### Task prompt
Please retype the data in full and exactly; the pictures are not part of the copy.

### Provided material

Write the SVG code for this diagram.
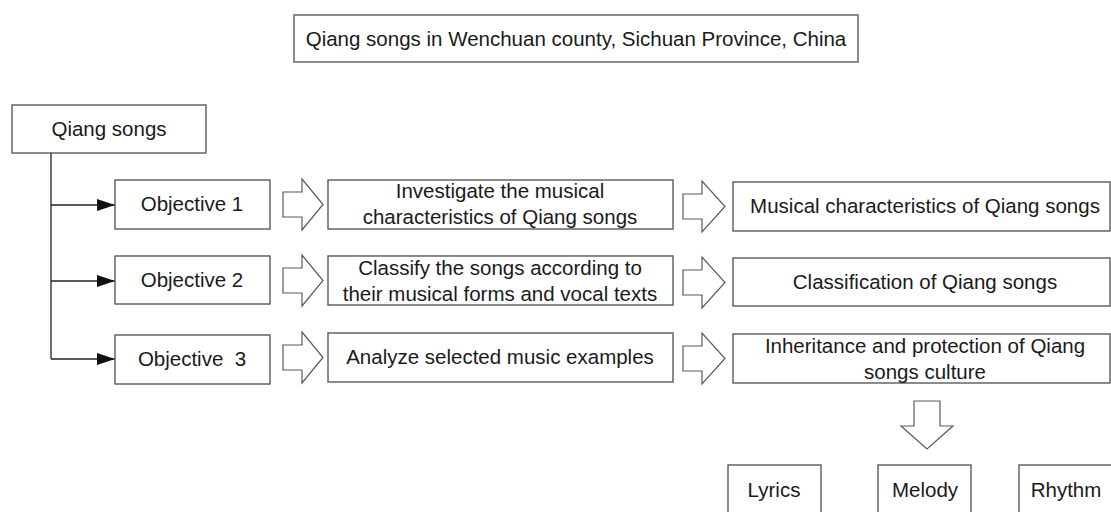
<svg xmlns="http://www.w3.org/2000/svg" width="1111" height="512" viewBox="0 0 1111 512">
<style>
.box{fill:#fff;stroke:#5a5a5a;stroke-width:1.4}
.blk{fill:#fff;stroke:#5a5a5a;stroke-width:1.2;stroke-linejoin:miter}
.t{font-family:"Liberation Sans",Arial,sans-serif;font-size:20.5px;fill:#1a1a1a;text-anchor:middle;white-space:pre}
.ln{stroke:#222;stroke-width:1.3;fill:none}
</style>
<defs>
<marker id="ah" markerWidth="18" markerHeight="12" refX="18" refY="6" orient="auto" markerUnits="userSpaceOnUse">
<path d="M0,0 L18,6 L0,12 Z" fill="#111"/>
</marker>
</defs>
<rect width="1111" height="512" fill="#fff"/>
<g id="title"><rect class="box" x="294" y="15" width="564" height="47"/><text class="t" x="576" y="46">Qiang songs in Wenchuan county, Sichuan Province, China</text></g>
<g id="root"><rect class="box" x="12" y="105" width="194" height="48"/><text class="t" x="109" y="136">Qiang songs</text></g>
<g id="connectors">
<path class="ln" d="M51,153 V359"/>
<path class="ln" d="M51,205 H115" marker-end="url(#ah)"/>
<path class="ln" d="M51,281 H115" marker-end="url(#ah)"/>
<path class="ln" d="M51,359 H115" marker-end="url(#ah)"/>
<path class="blk" d="M283,192 H302 V179 L323,204.5 L302,230 V217 H283 Z"/>
<path class="blk" d="M283,268 H302 V255 L323,280.5 L302,306 V293 H283 Z"/>
<path class="blk" d="M283,345 H302 V332 L323,357.5 L302,383 V370 H283 Z"/>
<path class="blk" d="M683,194 H702 V181 L725,206.5 L702,232 V219 H683 Z"/>
<path class="blk" d="M683,270 H702 V257 L725,282.5 L702,308 V295 H683 Z"/>
<path class="blk" d="M683,346 H702 V333 L725,358.5 L702,384 V371 H683 Z"/>
<path class="blk" d="M914,401 H940 V426 H953 L927,449 L901,426 H914 Z"/>
</g>
<g id="obj1"><rect class="box" x="115" y="180" width="155" height="49"/><text class="t" x="192" y="211">Objective 1</text></g>
<g id="obj2"><rect class="box" x="115" y="256" width="155" height="48"/><text class="t" x="192" y="287">Objective 2</text></g>
<g id="obj3"><rect class="box" x="115" y="335" width="155" height="49"/><text class="t" x="192" y="366">Objective  3</text></g>
<g id="task1"><rect class="box" x="328" y="180" width="345" height="49"/><text class="t" x="500" y="198">Investigate the musical</text><text class="t" x="500" y="224">characteristics of Qiang songs</text></g>
<g id="task2"><rect class="box" x="328" y="256" width="345" height="49"/><text class="t" x="500" y="275">Classify the songs according to</text><text class="t" x="500" y="301">their musical forms and vocal texts</text></g>
<g id="task3"><rect class="box" x="328" y="333" width="345" height="49"/><text class="t" x="500" y="364">Analyze selected music examples</text></g>
<g id="res1"><rect class="box" x="733" y="182" width="377" height="49"/><text class="t" x="925" y="213">Musical characteristics of Qiang songs</text></g>
<g id="res2"><rect class="box" x="733" y="258" width="377" height="48"/><text class="t" x="925" y="289">Classification of Qiang songs</text></g>
<g id="res3"><rect class="box" x="733" y="334" width="377" height="49"/><text class="t" x="925" y="353">Inheritance and protection of Qiang</text><text class="t" x="925" y="379">songs culture</text></g>
<g id="lyrics"><rect class="box" x="728" y="465" width="93" height="60"/><text class="t" x="774" y="497">Lyrics</text></g>
<g id="melody"><rect class="box" x="878" y="465" width="93" height="60"/><text class="t" x="925" y="497">Melody</text></g>
<g id="rhythm"><rect class="box" x="1019" y="465" width="100" height="60"/><text class="t" x="1066" y="497">Rhythm</text></g>
</svg>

### Exercise response
Write the SVG code for this diagram.
<svg xmlns="http://www.w3.org/2000/svg" width="1111" height="512" viewBox="0 0 1111 512">
<style>
.box{fill:#fff;stroke:#5a5a5a;stroke-width:1.4}
.blk{fill:#fff;stroke:#5a5a5a;stroke-width:1.2;stroke-linejoin:miter}
.t{font-family:"Liberation Sans",Arial,sans-serif;font-size:20.5px;fill:#1a1a1a;text-anchor:middle;white-space:pre}
.ln{stroke:#222;stroke-width:1.3;fill:none}
</style>
<defs>
<marker id="ah" markerWidth="18" markerHeight="12" refX="18" refY="6" orient="auto" markerUnits="userSpaceOnUse">
<path d="M0,0 L18,6 L0,12 Z" fill="#111"/>
</marker>
</defs>
<rect width="1111" height="512" fill="#fff"/>
<g id="title"><rect class="box" x="294" y="15" width="564" height="47"/><text class="t" x="576" y="46">Qiang songs in Wenchuan county, Sichuan Province, China</text></g>
<g id="root"><rect class="box" x="12" y="105" width="194" height="48"/><text class="t" x="109" y="136">Qiang songs</text></g>
<g id="connectors">
<path class="ln" d="M51,153 V359"/>
<path class="ln" d="M51,205 H115" marker-end="url(#ah)"/>
<path class="ln" d="M51,281 H115" marker-end="url(#ah)"/>
<path class="ln" d="M51,359 H115" marker-end="url(#ah)"/>
<path class="blk" d="M283,192 H302 V179 L323,204.5 L302,230 V217 H283 Z"/>
<path class="blk" d="M283,268 H302 V255 L323,280.5 L302,306 V293 H283 Z"/>
<path class="blk" d="M283,345 H302 V332 L323,357.5 L302,383 V370 H283 Z"/>
<path class="blk" d="M683,194 H702 V181 L725,206.5 L702,232 V219 H683 Z"/>
<path class="blk" d="M683,270 H702 V257 L725,282.5 L702,308 V295 H683 Z"/>
<path class="blk" d="M683,346 H702 V333 L725,358.5 L702,384 V371 H683 Z"/>
<path class="blk" d="M914,401 H940 V426 H953 L927,449 L901,426 H914 Z"/>
</g>
<g id="obj1"><rect class="box" x="115" y="180" width="155" height="49"/><text class="t" x="192" y="211">Objective 1</text></g>
<g id="obj2"><rect class="box" x="115" y="256" width="155" height="48"/><text class="t" x="192" y="287">Objective 2</text></g>
<g id="obj3"><rect class="box" x="115" y="335" width="155" height="49"/><text class="t" x="192" y="366">Objective  3</text></g>
<g id="task1"><rect class="box" x="328" y="180" width="345" height="49"/><text class="t" x="500" y="198">Investigate the musical</text><text class="t" x="500" y="224">characteristics of Qiang songs</text></g>
<g id="task2"><rect class="box" x="328" y="256" width="345" height="49"/><text class="t" x="500" y="275">Classify the songs according to</text><text class="t" x="500" y="301">their musical forms and vocal texts</text></g>
<g id="task3"><rect class="box" x="328" y="333" width="345" height="49"/><text class="t" x="500" y="364">Analyze selected music examples</text></g>
<g id="res1"><rect class="box" x="733" y="182" width="377" height="49"/><text class="t" x="925" y="213">Musical characteristics of Qiang songs</text></g>
<g id="res2"><rect class="box" x="733" y="258" width="377" height="48"/><text class="t" x="925" y="289">Classification of Qiang songs</text></g>
<g id="res3"><rect class="box" x="733" y="334" width="377" height="49"/><text class="t" x="925" y="353">Inheritance and protection of Qiang</text><text class="t" x="925" y="379">songs culture</text></g>
<g id="lyrics"><rect class="box" x="728" y="465" width="93" height="60"/><text class="t" x="774" y="497">Lyrics</text></g>
<g id="melody"><rect class="box" x="878" y="465" width="93" height="60"/><text class="t" x="925" y="497">Melody</text></g>
<g id="rhythm"><rect class="box" x="1019" y="465" width="100" height="60"/><text class="t" x="1066" y="497">Rhythm</text></g>
</svg>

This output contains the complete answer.